- Objective
Reproduce the entries in full, with no changes.

Records excerpted from a collection
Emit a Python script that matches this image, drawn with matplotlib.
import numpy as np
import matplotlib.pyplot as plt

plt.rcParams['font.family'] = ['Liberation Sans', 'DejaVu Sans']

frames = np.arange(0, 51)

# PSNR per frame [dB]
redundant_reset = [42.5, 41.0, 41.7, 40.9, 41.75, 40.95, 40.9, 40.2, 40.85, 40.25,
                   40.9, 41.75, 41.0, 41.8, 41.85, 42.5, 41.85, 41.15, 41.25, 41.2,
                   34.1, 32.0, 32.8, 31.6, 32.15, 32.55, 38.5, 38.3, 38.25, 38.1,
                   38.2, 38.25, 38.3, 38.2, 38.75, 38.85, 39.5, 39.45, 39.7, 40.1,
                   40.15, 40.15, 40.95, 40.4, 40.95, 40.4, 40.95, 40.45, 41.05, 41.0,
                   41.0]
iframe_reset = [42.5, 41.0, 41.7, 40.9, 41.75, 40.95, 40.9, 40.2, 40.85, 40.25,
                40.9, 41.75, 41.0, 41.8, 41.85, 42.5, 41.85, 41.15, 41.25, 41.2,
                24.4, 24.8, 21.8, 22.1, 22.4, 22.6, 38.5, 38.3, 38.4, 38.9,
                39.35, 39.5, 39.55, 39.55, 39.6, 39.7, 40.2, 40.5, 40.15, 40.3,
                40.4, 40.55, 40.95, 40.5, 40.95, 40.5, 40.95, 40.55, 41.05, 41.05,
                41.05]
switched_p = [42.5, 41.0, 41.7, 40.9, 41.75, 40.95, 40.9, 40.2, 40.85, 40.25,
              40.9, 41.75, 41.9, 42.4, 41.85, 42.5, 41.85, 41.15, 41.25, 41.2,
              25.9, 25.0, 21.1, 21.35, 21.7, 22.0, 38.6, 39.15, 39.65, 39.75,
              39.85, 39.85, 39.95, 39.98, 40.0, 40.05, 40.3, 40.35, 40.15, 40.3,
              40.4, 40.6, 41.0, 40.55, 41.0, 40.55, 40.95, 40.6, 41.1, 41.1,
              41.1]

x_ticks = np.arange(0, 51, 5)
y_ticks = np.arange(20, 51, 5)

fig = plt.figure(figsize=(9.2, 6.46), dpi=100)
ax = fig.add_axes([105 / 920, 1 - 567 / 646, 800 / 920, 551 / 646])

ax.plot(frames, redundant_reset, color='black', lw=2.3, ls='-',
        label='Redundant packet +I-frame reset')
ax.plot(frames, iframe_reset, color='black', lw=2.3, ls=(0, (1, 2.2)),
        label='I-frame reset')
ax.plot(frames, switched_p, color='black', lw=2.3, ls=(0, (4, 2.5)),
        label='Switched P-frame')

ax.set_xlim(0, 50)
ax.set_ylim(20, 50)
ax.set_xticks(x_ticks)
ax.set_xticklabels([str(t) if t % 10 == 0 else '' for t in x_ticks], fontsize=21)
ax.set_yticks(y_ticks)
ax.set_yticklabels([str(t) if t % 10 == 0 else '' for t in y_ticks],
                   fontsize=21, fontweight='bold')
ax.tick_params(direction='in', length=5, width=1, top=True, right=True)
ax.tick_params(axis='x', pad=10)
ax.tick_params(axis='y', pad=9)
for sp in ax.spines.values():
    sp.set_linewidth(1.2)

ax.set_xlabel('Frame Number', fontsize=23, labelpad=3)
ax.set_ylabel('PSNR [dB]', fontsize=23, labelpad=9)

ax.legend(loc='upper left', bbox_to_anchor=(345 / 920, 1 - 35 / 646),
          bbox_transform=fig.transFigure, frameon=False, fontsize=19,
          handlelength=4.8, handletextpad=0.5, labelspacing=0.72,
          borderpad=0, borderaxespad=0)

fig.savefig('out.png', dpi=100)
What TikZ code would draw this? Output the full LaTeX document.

- Solution
Emit a Python script that matches this image, drawn with matplotlib.
import numpy as np
import matplotlib.pyplot as plt

plt.rcParams['font.family'] = ['Liberation Sans', 'DejaVu Sans']

frames = np.arange(0, 51)

# PSNR per frame [dB]
redundant_reset = [42.5, 41.0, 41.7, 40.9, 41.75, 40.95, 40.9, 40.2, 40.85, 40.25,
                   40.9, 41.75, 41.0, 41.8, 41.85, 42.5, 41.85, 41.15, 41.25, 41.2,
                   34.1, 32.0, 32.8, 31.6, 32.15, 32.55, 38.5, 38.3, 38.25, 38.1,
                   38.2, 38.25, 38.3, 38.2, 38.75, 38.85, 39.5, 39.45, 39.7, 40.1,
                   40.15, 40.15, 40.95, 40.4, 40.95, 40.4, 40.95, 40.45, 41.05, 41.0,
                   41.0]
iframe_reset = [42.5, 41.0, 41.7, 40.9, 41.75, 40.95, 40.9, 40.2, 40.85, 40.25,
                40.9, 41.75, 41.0, 41.8, 41.85, 42.5, 41.85, 41.15, 41.25, 41.2,
                24.4, 24.8, 21.8, 22.1, 22.4, 22.6, 38.5, 38.3, 38.4, 38.9,
                39.35, 39.5, 39.55, 39.55, 39.6, 39.7, 40.2, 40.5, 40.15, 40.3,
                40.4, 40.55, 40.95, 40.5, 40.95, 40.5, 40.95, 40.55, 41.05, 41.05,
                41.05]
switched_p = [42.5, 41.0, 41.7, 40.9, 41.75, 40.95, 40.9, 40.2, 40.85, 40.25,
              40.9, 41.75, 41.9, 42.4, 41.85, 42.5, 41.85, 41.15, 41.25, 41.2,
              25.9, 25.0, 21.1, 21.35, 21.7, 22.0, 38.6, 39.15, 39.65, 39.75,
              39.85, 39.85, 39.95, 39.98, 40.0, 40.05, 40.3, 40.35, 40.15, 40.3,
              40.4, 40.6, 41.0, 40.55, 41.0, 40.55, 40.95, 40.6, 41.1, 41.1,
              41.1]

x_ticks = np.arange(0, 51, 5)
y_ticks = np.arange(20, 51, 5)

fig = plt.figure(figsize=(9.2, 6.46), dpi=100)
ax = fig.add_axes([105 / 920, 1 - 567 / 646, 800 / 920, 551 / 646])

ax.plot(frames, redundant_reset, color='black', lw=2.3, ls='-',
        label='Redundant packet +I-frame reset')
ax.plot(frames, iframe_reset, color='black', lw=2.3, ls=(0, (1, 2.2)),
        label='I-frame reset')
ax.plot(frames, switched_p, color='black', lw=2.3, ls=(0, (4, 2.5)),
        label='Switched P-frame')

ax.set_xlim(0, 50)
ax.set_ylim(20, 50)
ax.set_xticks(x_ticks)
ax.set_xticklabels([str(t) if t % 10 == 0 else '' for t in x_ticks], fontsize=21)
ax.set_yticks(y_ticks)
ax.set_yticklabels([str(t) if t % 10 == 0 else '' for t in y_ticks],
                   fontsize=21, fontweight='bold')
ax.tick_params(direction='in', length=5, width=1, top=True, right=True)
ax.tick_params(axis='x', pad=10)
ax.tick_params(axis='y', pad=9)
for sp in ax.spines.values():
    sp.set_linewidth(1.2)

ax.set_xlabel('Frame Number', fontsize=23, labelpad=3)
ax.set_ylabel('PSNR [dB]', fontsize=23, labelpad=9)

ax.legend(loc='upper left', bbox_to_anchor=(345 / 920, 1 - 35 / 646),
          bbox_transform=fig.transFigure, frameon=False, fontsize=19,
          handlelength=4.8, handletextpad=0.5, labelspacing=0.72,
          borderpad=0, borderaxespad=0)

fig.savefig('out.png', dpi=100)
What TikZ code would draw this? Output the full LaTeX document.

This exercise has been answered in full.